For the most part we had a great conversation. About 50% of it was my brother telling me stories about his life and laughing so hard before he could reach the punchline, that we both ended up laughing without really knowing what we were laughing at. I love that sort of thing. But such a true "connection" has been hard to achieve via the Skype video distraction/speaker-phone inconvenience/curry-stenched booth systems with which I have been working over here. It was a rarity, and it was really refreshing.


It just seems often after speaking to members of my family from here in Europe, I feel sort of unsatisfied. At home, I normally speak to my mother at least once a day, so this system of shouting at her through my laptop twice a week is a bit of a departure from my preference.


I really want to pick up the phone and tell my mom about my day. About how I bought a piece of fish at the open air market yesterday and the fish purveyor actually smiled at me and complimented my French (huge victory, by the way). I want her to tell me about her recent poker night (yes, seriously) and actually be able to hear the details. Because when I do try to have a "normal" conversation such as that , we seem to spend a good amount of time responding to one another with disjointed, "What was that? I missed that last part? You want pepperoni? What?"


Something really is lost on translation. Even, ironically, when you are speaking the same language. There is simply no substitute for having clean, clear communication with others.

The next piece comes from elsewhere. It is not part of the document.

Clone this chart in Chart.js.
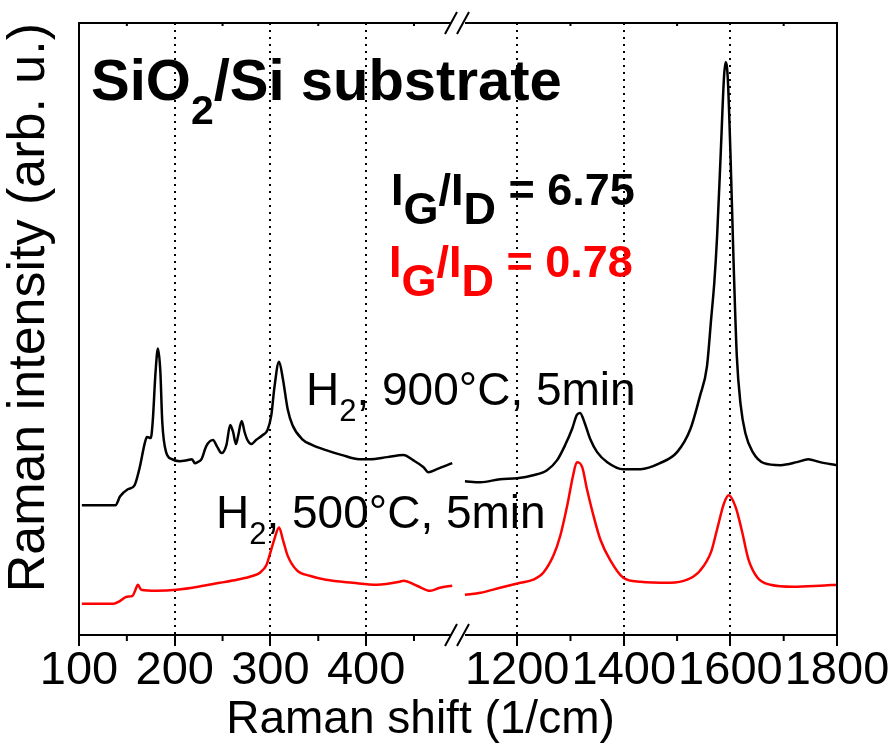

And when you don't have it, you seriously miss it.

So while I love Paris (and I also apparently love to complain about technological challenges), I think what I am really saying is that I am having a bout of homesickness. It is not Skype's fault, after all. I just want to have an uninterrupted conversation at a normal volume with my mom. Is that too much to ask?

2 comments:

Unknown said...

I don't find you "particular" :)!

Maggie White said...

Oh! How nice. Maybe I only think that about myself. Just to be safe, don't ask Mr. White--he may very well find me to be so!